Thu Sep 28, 07:27:00 PM  
Blogger Aylar said...

I don't know if anyone else had difficulty with this scene but I know I did. It took several readings and rereadings for me to understand it.
MY main question was
1. Why do the witches desire to destroy MAcbeth, I mean I understand that they want to create chaos. It just seems that they are focasing all their attention on MAcbeth, I mean they prophesized about Banquo too, so why all the hype on MAcbeth?

Thu Sep 28, 08:48:00 PM  
Blogger kjerstinl said...

Why does Malcolm keep on thinking that he's a good ruler and then a bad one? Or is he just lying to make Macduff believe him? Is there a trend forming with Macbeth and Malcolm now?

Thu Sep 28, 08:56:00 PM  
Blogger chelseah said...

One more question: in Scene 1, Lines 93-97, why does Macbeth start out by saying that there is no reason for him to kill Macduff, Live on Macduff; and then ends the line by saying that he will kill him anyways, just to make sure.
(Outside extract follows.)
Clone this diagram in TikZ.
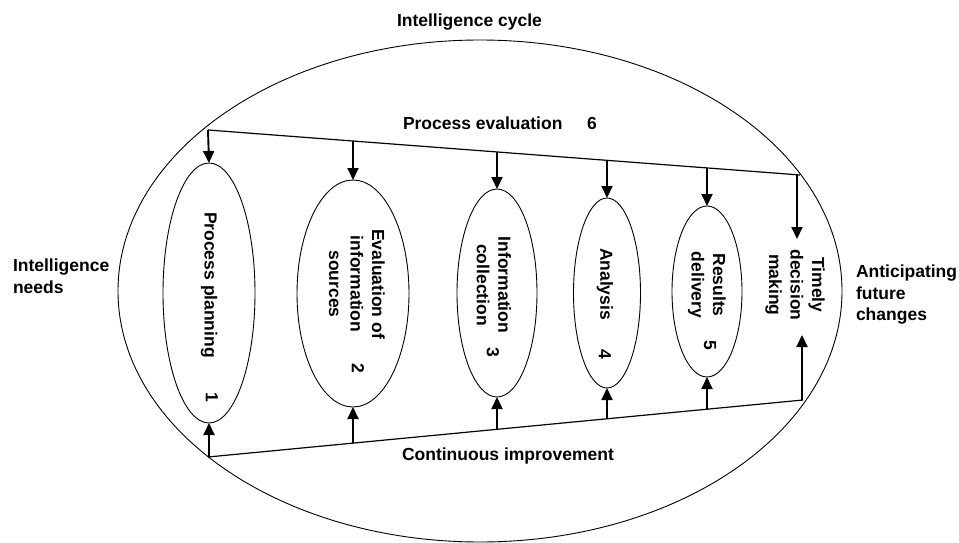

This relates back to my first blog response, that Macbeth cannot control his actions, and that he will just keep killing and killing.

Thu Sep 28, 09:38:00 PM  
Blogger Madisonm said...

Personally, one thing that I was just wondering about with the whole play Macbeth is how the people in the audience would be able to tell when a character was being serious about what they were saying or doing, or when that character was been sarcastic or using symbollism. My guess would have to be that it would depend on how well the actors were playing their part and how well they could act---or that the confusion about not knowing exactly what the characters meant was part of the effect that Shakespeare wanted this play to have. I just thought that if I was one of the audience members at this play, I would definitely be confused about what the characters were saying compared to what they actually meant.

Fri Sep 29, 12:09:00 PM  
Blogger TyC said...

In response to alyar's question, I think that the witches are more focused on Macbeth because he is gaining more power. Also, Banquo is dead so the prophecy about his children won't come true until Macbeth is no longer King of Scotland.

Fri Sep 29, 12:12:00 PM  
Blogger AnnaD said...

In response to kjerstenl's question, I don't believe that Malcolm is confused on what kind of king he would be. In this section, in what is considered, as Mrs. Smith said, one of the most important sections in the book, Malcolm is "testing" Macduff in a way. He needs Macduff's help, but he needs to make sure that Macduff is trustworthy first. He decides that the best way to do so is to act as though he, as heir to the throne, is an evil person. If Macduff doesn't care whether or not he would be a good king, then he is not trustworthy. If Macduff responds thus, Malcolm would be able to conclude that Macduff's true intentions are not strictly for Scotland's good, but instead that there are alterior motives behind Macduff's warhawking. If Macduff doesn't believe that Malcolm would be a good king with all of his faults, and is dismayed because of it, Macduff is a trustworthy person. He is truly interested in Scotland's well being as opposed to his own. I hope this helped to answer your questions.

Sun Oct 01, 10:40:00 AM  
Blogger adamb said...

My main question is What do the withches mean by no man that is born from a woman? Aren't all men born from women?